### TASK TO COMPLETE
Return only the lines running from the line that holds "Give me the matplotlib source for this chart." to the line that holds "import seaborn as sns", including both.
........
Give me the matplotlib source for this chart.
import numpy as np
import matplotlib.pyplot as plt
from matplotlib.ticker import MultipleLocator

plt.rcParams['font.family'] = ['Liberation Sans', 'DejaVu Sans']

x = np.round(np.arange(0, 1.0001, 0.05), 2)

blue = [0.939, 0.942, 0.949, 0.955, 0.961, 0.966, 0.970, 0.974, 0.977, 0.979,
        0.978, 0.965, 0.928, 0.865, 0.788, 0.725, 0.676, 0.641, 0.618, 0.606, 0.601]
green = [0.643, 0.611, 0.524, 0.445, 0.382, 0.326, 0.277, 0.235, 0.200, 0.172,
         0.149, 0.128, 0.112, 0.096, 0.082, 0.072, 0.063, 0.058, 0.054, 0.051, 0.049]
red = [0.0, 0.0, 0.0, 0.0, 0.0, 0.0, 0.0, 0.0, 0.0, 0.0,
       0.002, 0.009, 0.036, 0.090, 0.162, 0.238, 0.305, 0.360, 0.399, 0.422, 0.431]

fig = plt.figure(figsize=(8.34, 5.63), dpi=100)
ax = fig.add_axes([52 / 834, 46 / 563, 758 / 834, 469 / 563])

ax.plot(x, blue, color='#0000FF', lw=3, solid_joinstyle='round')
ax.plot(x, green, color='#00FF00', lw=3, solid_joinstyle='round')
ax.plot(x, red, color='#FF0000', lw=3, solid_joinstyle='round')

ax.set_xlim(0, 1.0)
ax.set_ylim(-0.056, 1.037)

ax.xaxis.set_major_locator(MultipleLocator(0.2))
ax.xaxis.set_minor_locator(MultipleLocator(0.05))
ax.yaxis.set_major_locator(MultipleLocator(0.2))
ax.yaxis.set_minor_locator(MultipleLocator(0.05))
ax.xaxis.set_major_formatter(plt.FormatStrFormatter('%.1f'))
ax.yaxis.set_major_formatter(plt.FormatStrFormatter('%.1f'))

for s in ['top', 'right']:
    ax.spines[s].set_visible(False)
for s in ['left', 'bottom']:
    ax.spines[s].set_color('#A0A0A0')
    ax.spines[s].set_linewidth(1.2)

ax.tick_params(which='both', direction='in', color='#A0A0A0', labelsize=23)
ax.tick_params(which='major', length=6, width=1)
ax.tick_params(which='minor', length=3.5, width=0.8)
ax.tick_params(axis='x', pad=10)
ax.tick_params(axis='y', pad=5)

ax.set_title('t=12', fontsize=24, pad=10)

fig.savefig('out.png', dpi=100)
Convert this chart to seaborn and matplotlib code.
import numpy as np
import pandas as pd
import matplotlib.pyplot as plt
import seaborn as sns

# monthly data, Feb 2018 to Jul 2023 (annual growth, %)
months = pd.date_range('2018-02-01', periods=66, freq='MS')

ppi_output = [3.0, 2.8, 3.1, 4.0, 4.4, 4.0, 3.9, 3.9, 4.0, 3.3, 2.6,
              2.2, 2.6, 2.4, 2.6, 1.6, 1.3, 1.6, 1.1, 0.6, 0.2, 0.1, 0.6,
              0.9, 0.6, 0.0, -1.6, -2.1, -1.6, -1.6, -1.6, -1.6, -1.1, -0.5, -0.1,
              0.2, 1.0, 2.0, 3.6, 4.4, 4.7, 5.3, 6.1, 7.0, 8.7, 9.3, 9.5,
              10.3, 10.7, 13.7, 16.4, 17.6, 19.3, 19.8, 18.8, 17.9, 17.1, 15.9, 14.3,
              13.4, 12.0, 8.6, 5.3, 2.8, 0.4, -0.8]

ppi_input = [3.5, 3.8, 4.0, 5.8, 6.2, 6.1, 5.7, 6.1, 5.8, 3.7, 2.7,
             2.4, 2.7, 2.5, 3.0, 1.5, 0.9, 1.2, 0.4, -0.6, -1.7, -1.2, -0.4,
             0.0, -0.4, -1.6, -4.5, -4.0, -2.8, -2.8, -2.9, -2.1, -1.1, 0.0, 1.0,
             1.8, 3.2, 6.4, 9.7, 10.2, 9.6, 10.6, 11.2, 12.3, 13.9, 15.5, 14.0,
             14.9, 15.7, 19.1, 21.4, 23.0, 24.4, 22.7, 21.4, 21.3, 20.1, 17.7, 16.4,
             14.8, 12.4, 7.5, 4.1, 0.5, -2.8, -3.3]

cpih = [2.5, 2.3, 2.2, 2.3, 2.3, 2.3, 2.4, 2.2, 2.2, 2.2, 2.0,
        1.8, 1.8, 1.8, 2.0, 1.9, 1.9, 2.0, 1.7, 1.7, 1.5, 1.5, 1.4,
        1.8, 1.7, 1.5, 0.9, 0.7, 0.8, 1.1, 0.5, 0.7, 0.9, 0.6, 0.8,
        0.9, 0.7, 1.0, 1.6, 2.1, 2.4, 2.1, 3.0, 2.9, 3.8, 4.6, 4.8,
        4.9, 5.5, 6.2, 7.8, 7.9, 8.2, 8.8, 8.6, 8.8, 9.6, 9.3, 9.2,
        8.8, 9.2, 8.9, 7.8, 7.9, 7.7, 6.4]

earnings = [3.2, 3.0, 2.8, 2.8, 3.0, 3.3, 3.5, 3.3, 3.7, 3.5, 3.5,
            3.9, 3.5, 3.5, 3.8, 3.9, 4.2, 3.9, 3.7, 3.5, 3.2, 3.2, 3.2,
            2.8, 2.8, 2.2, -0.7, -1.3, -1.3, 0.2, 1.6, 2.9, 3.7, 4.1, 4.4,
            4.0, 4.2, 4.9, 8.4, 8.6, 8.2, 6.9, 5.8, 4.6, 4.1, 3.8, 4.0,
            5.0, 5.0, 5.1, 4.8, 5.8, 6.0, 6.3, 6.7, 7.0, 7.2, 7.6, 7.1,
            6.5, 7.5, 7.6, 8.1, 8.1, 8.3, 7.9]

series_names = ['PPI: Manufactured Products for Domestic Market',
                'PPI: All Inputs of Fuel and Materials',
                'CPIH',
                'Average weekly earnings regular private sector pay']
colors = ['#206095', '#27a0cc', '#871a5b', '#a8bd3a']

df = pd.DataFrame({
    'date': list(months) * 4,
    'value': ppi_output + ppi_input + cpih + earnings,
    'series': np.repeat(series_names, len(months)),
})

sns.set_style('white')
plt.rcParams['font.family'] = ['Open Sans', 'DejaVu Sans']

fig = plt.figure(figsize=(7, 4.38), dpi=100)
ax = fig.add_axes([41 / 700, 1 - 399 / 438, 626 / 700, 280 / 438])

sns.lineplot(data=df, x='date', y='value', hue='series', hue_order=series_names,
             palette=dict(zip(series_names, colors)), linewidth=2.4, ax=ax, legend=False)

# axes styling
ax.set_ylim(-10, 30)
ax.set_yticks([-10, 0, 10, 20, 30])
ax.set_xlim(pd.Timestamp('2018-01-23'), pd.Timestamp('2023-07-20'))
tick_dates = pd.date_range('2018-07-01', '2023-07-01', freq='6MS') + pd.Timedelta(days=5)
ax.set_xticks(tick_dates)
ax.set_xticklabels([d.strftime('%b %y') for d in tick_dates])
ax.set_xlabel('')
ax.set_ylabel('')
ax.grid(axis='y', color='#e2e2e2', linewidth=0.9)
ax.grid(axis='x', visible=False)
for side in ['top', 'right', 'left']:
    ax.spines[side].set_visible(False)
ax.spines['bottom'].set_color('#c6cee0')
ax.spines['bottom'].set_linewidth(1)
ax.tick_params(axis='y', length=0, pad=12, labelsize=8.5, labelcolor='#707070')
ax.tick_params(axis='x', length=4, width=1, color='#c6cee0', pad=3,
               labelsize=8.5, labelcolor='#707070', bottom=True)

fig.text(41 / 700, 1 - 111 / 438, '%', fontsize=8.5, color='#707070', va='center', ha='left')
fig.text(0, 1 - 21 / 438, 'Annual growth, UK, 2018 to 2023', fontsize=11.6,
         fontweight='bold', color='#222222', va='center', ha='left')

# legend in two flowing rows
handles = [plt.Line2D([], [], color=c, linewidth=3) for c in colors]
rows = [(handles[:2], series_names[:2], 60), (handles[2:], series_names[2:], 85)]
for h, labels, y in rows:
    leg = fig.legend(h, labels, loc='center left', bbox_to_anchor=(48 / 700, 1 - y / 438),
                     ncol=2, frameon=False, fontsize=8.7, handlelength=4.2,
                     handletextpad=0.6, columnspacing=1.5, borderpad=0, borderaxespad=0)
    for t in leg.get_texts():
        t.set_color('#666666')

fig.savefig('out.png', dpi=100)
........
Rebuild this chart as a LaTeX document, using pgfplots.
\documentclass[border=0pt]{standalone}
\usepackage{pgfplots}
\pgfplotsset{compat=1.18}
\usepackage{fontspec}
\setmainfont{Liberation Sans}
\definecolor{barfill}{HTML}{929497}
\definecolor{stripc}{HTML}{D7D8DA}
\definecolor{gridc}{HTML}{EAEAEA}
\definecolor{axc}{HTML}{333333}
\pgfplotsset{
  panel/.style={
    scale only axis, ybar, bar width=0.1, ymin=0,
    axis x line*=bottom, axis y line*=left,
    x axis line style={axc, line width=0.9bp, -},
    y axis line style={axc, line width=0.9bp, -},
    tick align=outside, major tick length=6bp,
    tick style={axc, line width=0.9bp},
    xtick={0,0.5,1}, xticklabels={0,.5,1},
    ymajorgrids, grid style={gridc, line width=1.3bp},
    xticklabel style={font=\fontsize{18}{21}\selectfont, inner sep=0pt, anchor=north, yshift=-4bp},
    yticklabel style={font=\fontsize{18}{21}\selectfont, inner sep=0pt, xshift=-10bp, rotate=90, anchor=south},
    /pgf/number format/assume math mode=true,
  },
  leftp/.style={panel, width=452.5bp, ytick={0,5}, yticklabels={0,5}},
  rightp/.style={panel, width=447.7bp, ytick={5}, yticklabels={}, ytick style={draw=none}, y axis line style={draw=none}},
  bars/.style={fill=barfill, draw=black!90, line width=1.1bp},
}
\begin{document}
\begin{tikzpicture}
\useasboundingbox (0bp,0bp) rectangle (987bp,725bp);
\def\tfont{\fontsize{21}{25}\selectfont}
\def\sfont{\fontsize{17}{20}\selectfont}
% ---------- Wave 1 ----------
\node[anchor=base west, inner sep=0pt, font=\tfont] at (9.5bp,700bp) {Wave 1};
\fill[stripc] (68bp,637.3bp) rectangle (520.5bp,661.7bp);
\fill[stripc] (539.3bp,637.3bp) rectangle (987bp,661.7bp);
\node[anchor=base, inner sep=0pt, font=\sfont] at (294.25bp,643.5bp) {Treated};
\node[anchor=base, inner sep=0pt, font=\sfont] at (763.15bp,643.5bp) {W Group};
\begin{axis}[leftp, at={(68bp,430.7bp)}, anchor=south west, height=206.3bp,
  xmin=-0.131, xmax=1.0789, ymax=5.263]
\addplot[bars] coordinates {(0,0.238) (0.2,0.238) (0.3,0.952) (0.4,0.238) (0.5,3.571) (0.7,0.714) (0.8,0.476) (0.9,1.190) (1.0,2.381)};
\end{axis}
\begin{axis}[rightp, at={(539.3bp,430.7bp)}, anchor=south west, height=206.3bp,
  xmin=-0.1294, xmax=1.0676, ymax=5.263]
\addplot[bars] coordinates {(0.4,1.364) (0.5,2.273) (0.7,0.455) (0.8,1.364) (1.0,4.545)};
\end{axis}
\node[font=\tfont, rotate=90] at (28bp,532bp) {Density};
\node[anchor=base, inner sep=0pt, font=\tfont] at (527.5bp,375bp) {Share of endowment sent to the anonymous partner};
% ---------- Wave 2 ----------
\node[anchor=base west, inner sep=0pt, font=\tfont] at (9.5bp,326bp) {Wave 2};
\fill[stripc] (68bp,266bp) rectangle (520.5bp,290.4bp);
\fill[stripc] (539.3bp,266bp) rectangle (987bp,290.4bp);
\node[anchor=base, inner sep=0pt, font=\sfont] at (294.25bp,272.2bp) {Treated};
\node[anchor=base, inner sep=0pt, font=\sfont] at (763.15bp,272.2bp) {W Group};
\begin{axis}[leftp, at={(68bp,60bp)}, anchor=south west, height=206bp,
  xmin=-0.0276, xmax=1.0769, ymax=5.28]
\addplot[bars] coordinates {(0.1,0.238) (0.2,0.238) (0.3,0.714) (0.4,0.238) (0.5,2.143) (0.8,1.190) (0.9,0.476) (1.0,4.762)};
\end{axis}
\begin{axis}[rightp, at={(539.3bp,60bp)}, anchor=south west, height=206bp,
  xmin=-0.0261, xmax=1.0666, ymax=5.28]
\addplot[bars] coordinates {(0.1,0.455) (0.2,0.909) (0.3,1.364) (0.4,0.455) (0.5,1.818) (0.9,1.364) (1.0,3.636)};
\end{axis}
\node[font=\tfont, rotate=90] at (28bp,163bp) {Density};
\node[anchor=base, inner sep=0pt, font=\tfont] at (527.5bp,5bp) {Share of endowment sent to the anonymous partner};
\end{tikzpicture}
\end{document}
........
### WRITTEN REPLY
Give me the matplotlib source for this chart.
import numpy as np
import matplotlib.pyplot as plt
from matplotlib.ticker import MultipleLocator

plt.rcParams['font.family'] = ['Liberation Sans', 'DejaVu Sans']

x = np.round(np.arange(0, 1.0001, 0.05), 2)

blue = [0.939, 0.942, 0.949, 0.955, 0.961, 0.966, 0.970, 0.974, 0.977, 0.979,
        0.978, 0.965, 0.928, 0.865, 0.788, 0.725, 0.676, 0.641, 0.618, 0.606, 0.601]
green = [0.643, 0.611, 0.524, 0.445, 0.382, 0.326, 0.277, 0.235, 0.200, 0.172,
         0.149, 0.128, 0.112, 0.096, 0.082, 0.072, 0.063, 0.058, 0.054, 0.051, 0.049]
red = [0.0, 0.0, 0.0, 0.0, 0.0, 0.0, 0.0, 0.0, 0.0, 0.0,
       0.002, 0.009, 0.036, 0.090, 0.162, 0.238, 0.305, 0.360, 0.399, 0.422, 0.431]

fig = plt.figure(figsize=(8.34, 5.63), dpi=100)
ax = fig.add_axes([52 / 834, 46 / 563, 758 / 834, 469 / 563])

ax.plot(x, blue, color='#0000FF', lw=3, solid_joinstyle='round')
ax.plot(x, green, color='#00FF00', lw=3, solid_joinstyle='round')
ax.plot(x, red, color='#FF0000', lw=3, solid_joinstyle='round')

ax.set_xlim(0, 1.0)
ax.set_ylim(-0.056, 1.037)

ax.xaxis.set_major_locator(MultipleLocator(0.2))
ax.xaxis.set_minor_locator(MultipleLocator(0.05))
ax.yaxis.set_major_locator(MultipleLocator(0.2))
ax.yaxis.set_minor_locator(MultipleLocator(0.05))
ax.xaxis.set_major_formatter(plt.FormatStrFormatter('%.1f'))
ax.yaxis.set_major_formatter(plt.FormatStrFormatter('%.1f'))

for s in ['top', 'right']:
    ax.spines[s].set_visible(False)
for s in ['left', 'bottom']:
    ax.spines[s].set_color('#A0A0A0')
    ax.spines[s].set_linewidth(1.2)

ax.tick_params(which='both', direction='in', color='#A0A0A0', labelsize=23)
ax.tick_params(which='major', length=6, width=1)
ax.tick_params(which='minor', length=3.5, width=0.8)
ax.tick_params(axis='x', pad=10)
ax.tick_params(axis='y', pad=5)

ax.set_title('t=12', fontsize=24, pad=10)

fig.savefig('out.png', dpi=100)
Convert this chart to seaborn and matplotlib code.
import numpy as np
import pandas as pd
import matplotlib.pyplot as plt
import seaborn as sns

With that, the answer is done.